Leave out the pictures and retype only the lines from the opening line to the line that holds "ColumnDataSource, Grid)", both ends included.

--------------------------------------------------

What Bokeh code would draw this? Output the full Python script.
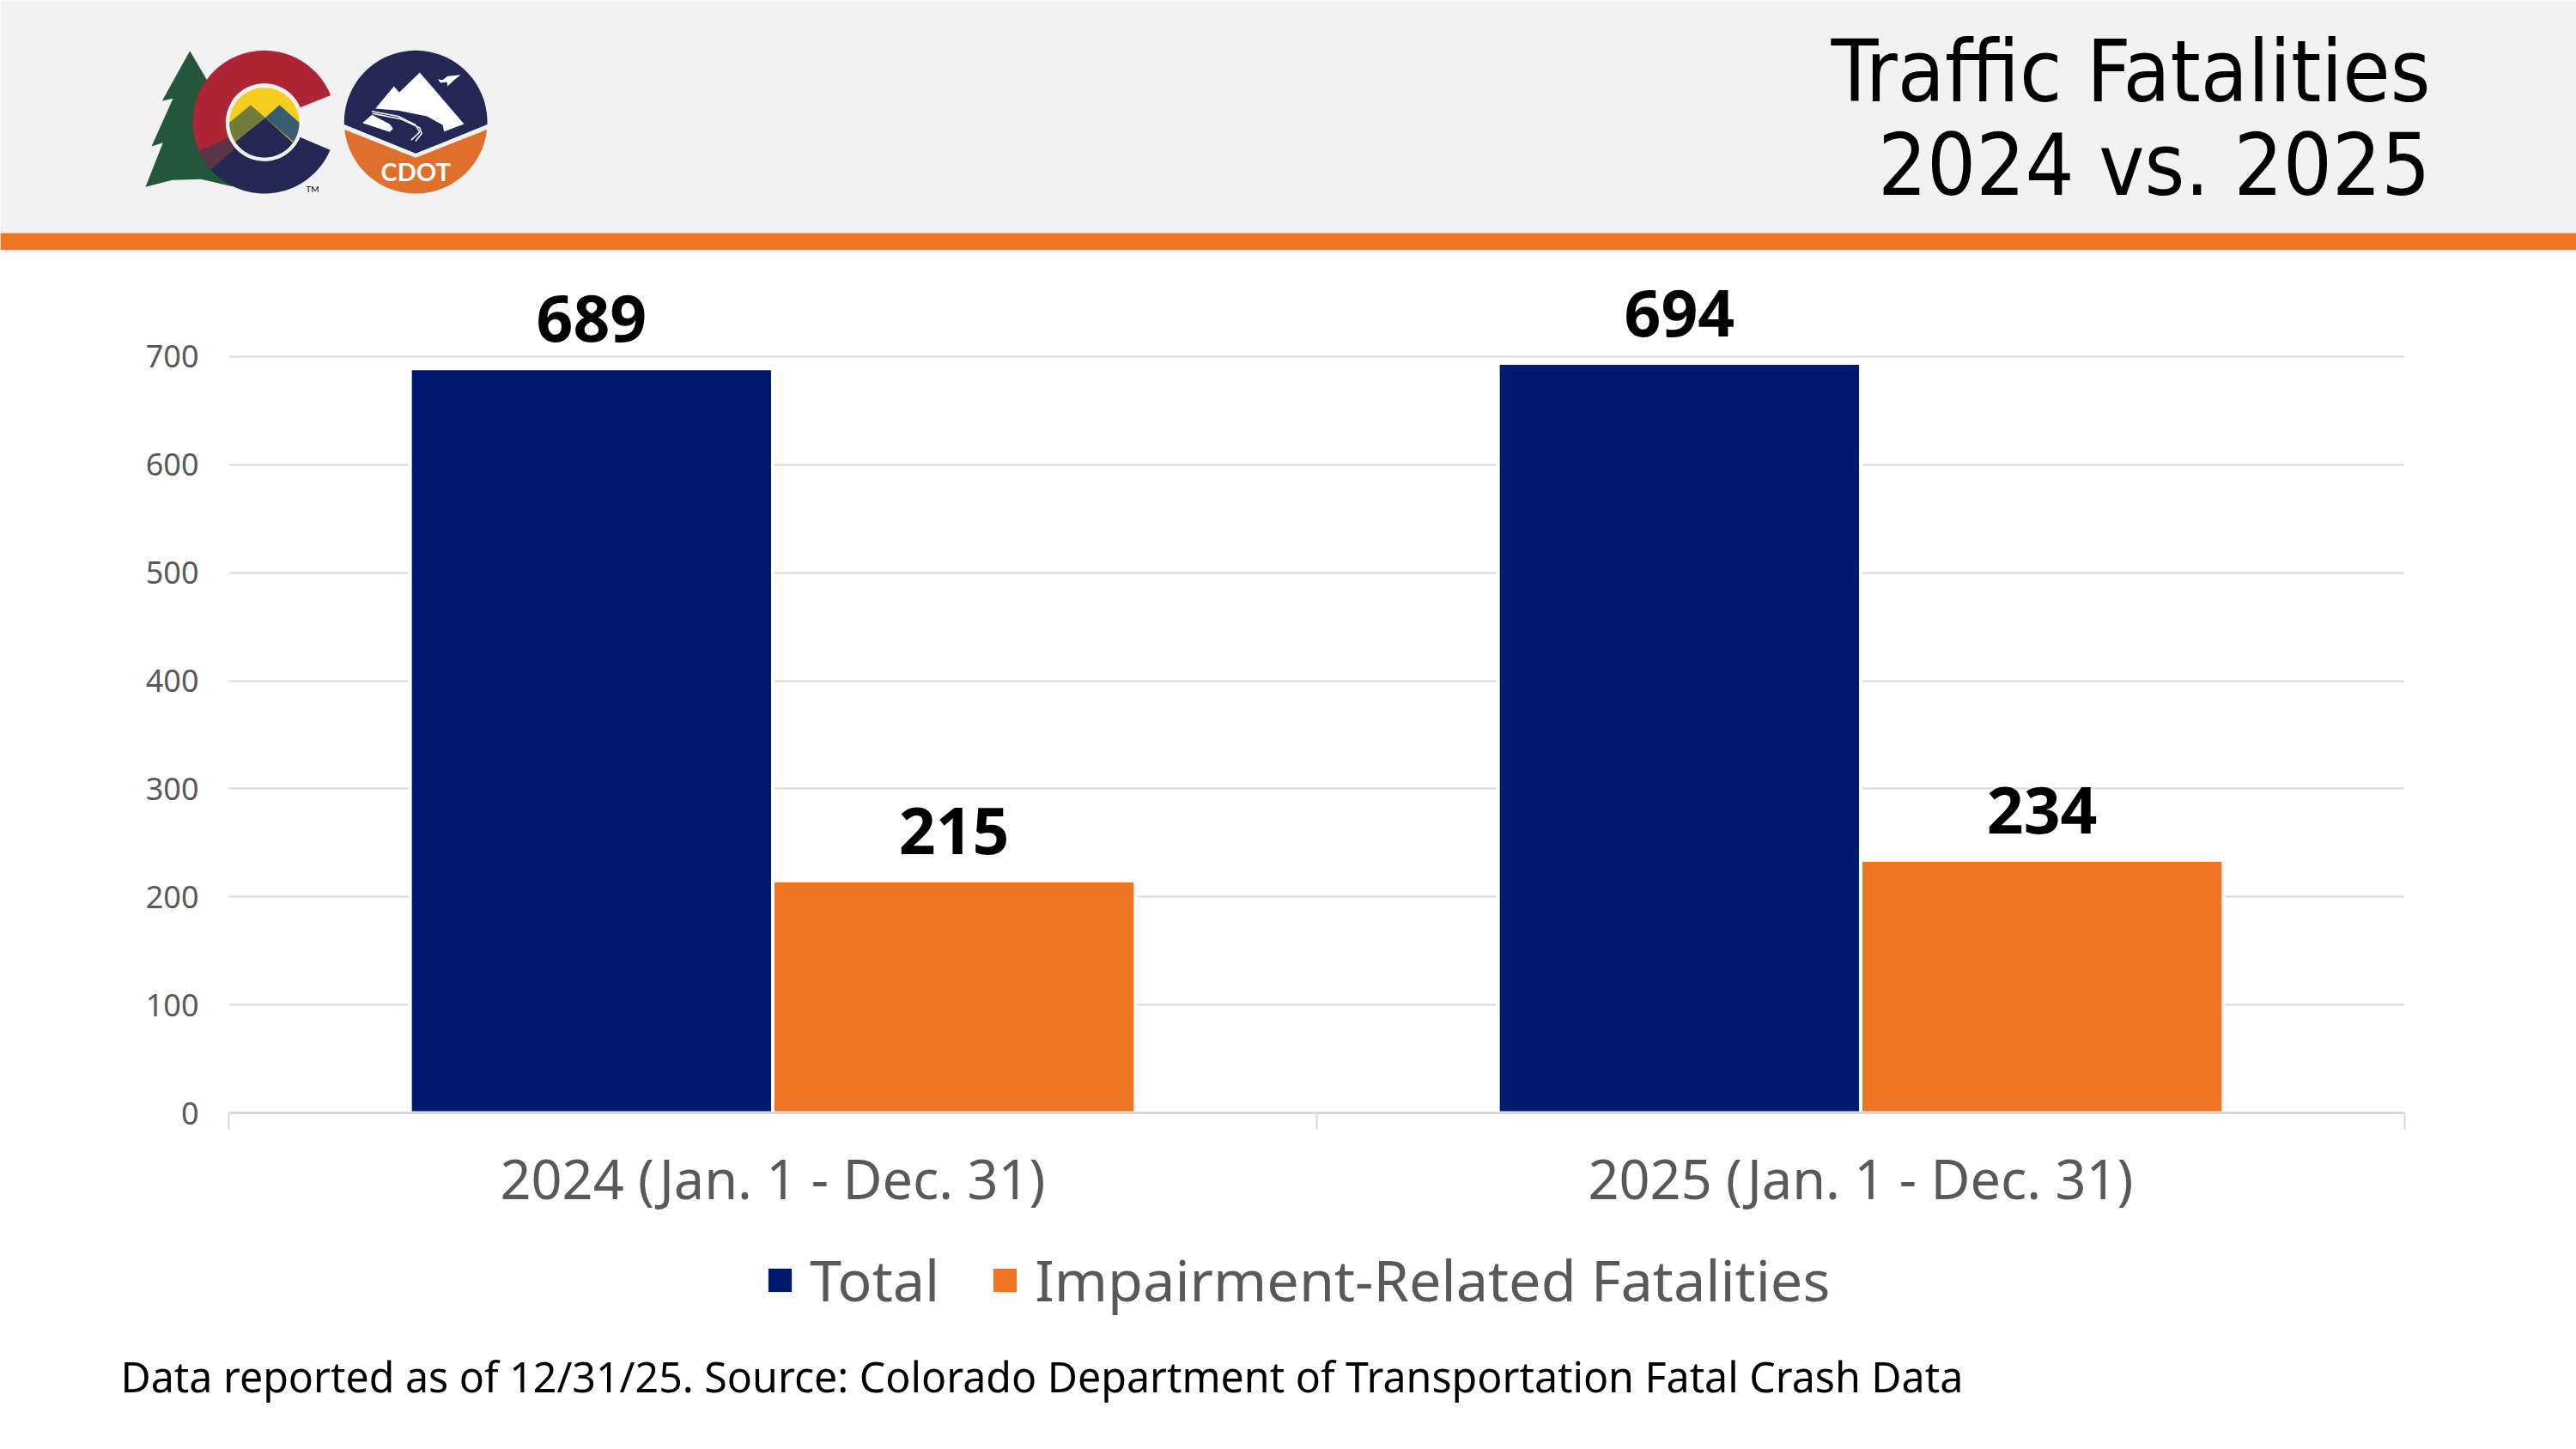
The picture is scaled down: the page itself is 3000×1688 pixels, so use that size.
import numpy as np
from bokeh.embed import file_html
from bokeh.resources import INLINE
from bokeh.plotting import figure
from bokeh.core.properties import value
from bokeh.models import (Range1d, FixedTicker, LinearAxis, Legend, LegendItem,
                          ColumnDataSource, Grid)

# ---- data ----
categories = ["2024 (Jan. 1 - Dec. 31)", "2025 (Jan. 1 - Dec. 31)"]
total = [689, 694]
impairment = [215, 234]
series_names = ["Total", "Impairment-Related Fatalities"]
y_ticks = [0, 100, 200, 300, 400, 500, 600, 700]
title_lines = ["Traffic Fatalities", "2024 vs. 2025"]
note = "Data reported as of 12/31/25. Source: Colorado Department of Transportation Fatal Crash Data"

FONT = "Noto Sans"
TITLE_FONT = "DejaVu Sans Condensed"
NAVY = "#001a70"
ORANGE = "#f07522"
GREY = "#595959"
RULE = "#d9d9d9"

# ---- header (pixel space) ----
head = figure(width=3000, height=291, output_backend="svg", toolbar_location=None,
              x_range=Range1d(0, 3000), y_range=Range1d(291, 0),
              min_border=0, outline_line_color=None, background_fill_color="#f2f2f2",
              border_fill_color="#f2f2f2",
              styles={"position": "absolute", "left": "0px", "top": "0px"})
head.axis.visible = False
head.grid.visible = False
head.quad(left=0, right=3000, top=271, bottom=291, fill_color=ORANGE, line_color=None)

def zx(v): return 100 + np.asarray(v, float) / 3
def zy(v): return 20 + np.asarray(v, float) / 3

def poly(pts, color):
    a = np.array(pts, float)
    head.patch(zx(a[:, 0]), zy(a[:, 1]), fill_color=color, line_color=None)

def arc(cx, cy, r, a0, a1, n=80):
    t = np.radians(np.linspace(a0, a1, n))
    return np.column_stack([cx + r * np.cos(t), cy - r * np.sin(t)])

L_RED, L_NAVY, L_GREEN = "#ae2535", "#222754", "#24563a"
L_YEL, L_OLV, L_BLU, L_MAR = "#f7cd20", "#737c3d", "#385c70", "#5b344b"
L_ORG, L_BG = "#e16f2c", "#f2f2f2"

# state logo
poly([(362, 116), (265, 291), (303, 283), (228, 450), (268, 437), (207, 592),
      (300, 568), (400, 565), (510, 590), (622, 400), (420, 215)], L_GREEN)
cx, cy, ro = 622, 365, 250
ri = 135
poly(np.vstack([arc(cx, cy, ro, 22, 204), arc(cx, cy, ri, 204, 22)]), L_RED)
poly(np.vstack([arc(cx, cy, ro, 204, 222), arc(cx, cy, ri, 222, 204)]), L_MAR)
poly(np.vstack([arc(cx, cy, ro, 222, 337), arc(cx, cy, ri, 337, 222)]), L_NAVY)
poly(arc(cx, 367, 135, 0, 360), L_BG)
poly(arc(cx, 367, 122, 0, 360), L_YEL)
poly(np.vstack([[(574, 305), (625, 350), (525, 435)], arc(cx, 367, 122, 214, 180)]), L_OLV)
poly(np.vstack([[(675, 305), (625, 350), (722, 433)], arc(cx, 367, 122, 325, 360)]), L_BLU)
poly(np.vstack([[(625, 350)], arc(cx, 367, 122, 325, 214)]), L_NAVY)

# CDOT logo
cx2, cy2, r2 = 1151, 365, 250
poly(np.vstack([arc(cx2, cy2, r2, -2, 182), [(1151, 475)]]), L_NAVY)
poly(np.vstack([arc(cx2, cy2, r2, 354, 186), [(1151, 490)]]), L_ORG)
poly([(1165, 192), (1320, 372), (1250, 398), (1245, 375), (1190, 345), (1090, 325),
      (1010, 318), (1075, 240), (1093, 262)], "white")
poly([(998, 340), (965, 368), (1060, 400), (1072, 388), (1060, 372)], "white")
poly([(1228, 215), (1245, 218), (1262, 205), (1308, 200), (1285, 218), (1262, 240),
      (1260, 225), (1238, 228)], "white")
head.line(zx([998, 1090, 1150, 1165, 1135]), zy([328, 345, 375, 400, 428]), line_color="white", line_width=1.5)
head.line(zx([1000, 1100, 1165, 1172, 1150]), zy([335, 355, 385, 405, 432]), line_color="white", line_width=1.5)
head.text([float(zx(1151))], [float(zy(537))], text=["CDOT"], text_font=value("Lato"), text_font_style="bold",
          text_font_size="29px", text_color="white", text_align="center", text_baseline="middle")
head.text([float(zx(790))], [float(zy(598))], text=["TM"], text_font=value("Lato"),
          text_font_size="10px", text_color="black", text_align="center", text_baseline="middle")

# title (text glyphs are anchored on their vertical middle here)
head.text([2830, 2830], [83, 192], text=title_lines, text_font=value(TITLE_FONT),
          text_font_size="100px", text_color="black", text_align="right", text_baseline="middle")

# ---- chart ----
p = figure(width=3000, height=1155, output_backend="svg", toolbar_location=None,
           x_range=Range1d(0, 2), y_range=Range1d(0, 791.3),
           x_axis_type=None, y_axis_type=None,
           min_border_left=266, min_border_right=200, min_border_top=9, min_border_bottom=150,
           outline_line_color=None,
           styles={"position": "absolute", "left": "0px", "top": "291px"})

xs = np.arange(len(categories)) + 0.5
off = 1 / 6
label_gap = 58 / (881 / 700)
src = ColumnDataSource(dict(x1=xs - off, x2=xs + off, total=total, impairment=impairment,
                            ly1=np.array(total) + label_gap, ly2=np.array(impairment) + label_gap,
                            lt=[str(v) for v in total], li=[str(v) for v in impairment]))
r1 = p.vbar(x="x1", top="total", width=1 / 3, bottom=0, source=src, fill_color=NAVY, line_color="white", line_width=4)
r2 = p.vbar(x="x2", top="impairment", width=1 / 3, bottom=0, source=src, fill_color=ORANGE, line_color="white", line_width=4)

for xk, yk, tk in (("x1", "ly1", "lt"), ("x2", "ly2", "li")):
    p.text(x=xk, y=yk, text=tk, source=src, text_font=value(FONT), text_font_style="bold",
           text_font_size="75px", text_color="black", text_align="center", text_baseline="middle")

yax = LinearAxis(ticker=FixedTicker(ticks=y_ticks))
yax.axis_line_color = None
yax.major_tick_line_color = None
yax.minor_tick_line_color = None
yax.major_label_text_font = FONT
yax.major_label_text_font_size = "36px"
yax.major_label_text_color = GREY
yax.major_label_standoff = 29
p.add_layout(yax, "left")

xax = LinearAxis(ticker=FixedTicker(ticks=list(xs), minor_ticks=[0, 1, 2]))
xax.major_label_overrides = {float(x): c for x, c in zip(xs, categories)}
xax.axis_line_color = RULE
xax.axis_line_width = 3
xax.major_tick_line_color = None
xax.minor_tick_line_color = RULE
xax.minor_tick_line_width = 2
xax.minor_tick_in = 0
xax.minor_tick_out = 20
xax.major_label_text_font = FONT
xax.major_label_text_font_size = "63px"
xax.major_label_text_color = GREY
xax.major_label_standoff = 13
p.add_layout(xax, "below")

p.xgrid.visible = False
p.add_layout(Grid(dimension=1, ticker=FixedTicker(ticks=y_ticks[1:]), grid_line_color=RULE, grid_line_width=2))

# ---- footer: legend and source note (pixel space) ----
foot = figure(width=3000, height=268, output_backend="svg", toolbar_location=None,
              x_range=Range1d(0, 3000), y_range=Range1d(1688, 1420),
              min_border=0, outline_line_color=None, background_fill_alpha=0, border_fill_alpha=0,
              styles={"position": "absolute", "left": "0px", "top": "1420px"})
foot.axis.visible = False
foot.grid.visible = False
# off-canvas keys: they only lend their colours to the legend swatches
k1 = foot.vbar(x=[-5000], top=[9000], bottom=[9010], width=1, fill_color=NAVY, line_color=None)
k2 = foot.vbar(x=[-5000], top=[9000], bottom=[9010], width=1, fill_color=ORANGE, line_color=None)
legend = Legend(items=[LegendItem(label=series_names[0], renderers=[k1]),
                       LegendItem(label=series_names[1], renderers=[k2])],
                orientation="horizontal", location=(891, 152),
                glyph_width=34, glyph_height=34, label_standoff=18, spacing=59,
                padding=0, margin=0, border_line_color=None, background_fill_color=None,
                label_text_font=FONT, label_text_font_size="66.6px", label_text_color=GREY)
foot.add_layout(legend, "center")
foot.text([140], [1602], text=[note], text_font=value(FONT), text_font_size="48.3px",
          text_color="black", text_align="left", text_baseline="middle")

open("out.html", "w").write(file_html([head, p, foot], INLINE))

--------------------------------------------------

Written answer:
What Bokeh code would draw this? Output the full Python script.
The picture is scaled down: the page itself is 3000×1688 pixels, so use that size.
import numpy as np
from bokeh.embed import file_html
from bokeh.resources import INLINE
from bokeh.plotting import figure
from bokeh.core.properties import value
from bokeh.models import (Range1d, FixedTicker, LinearAxis, Legend, LegendItem,
                          ColumnDataSource, Grid)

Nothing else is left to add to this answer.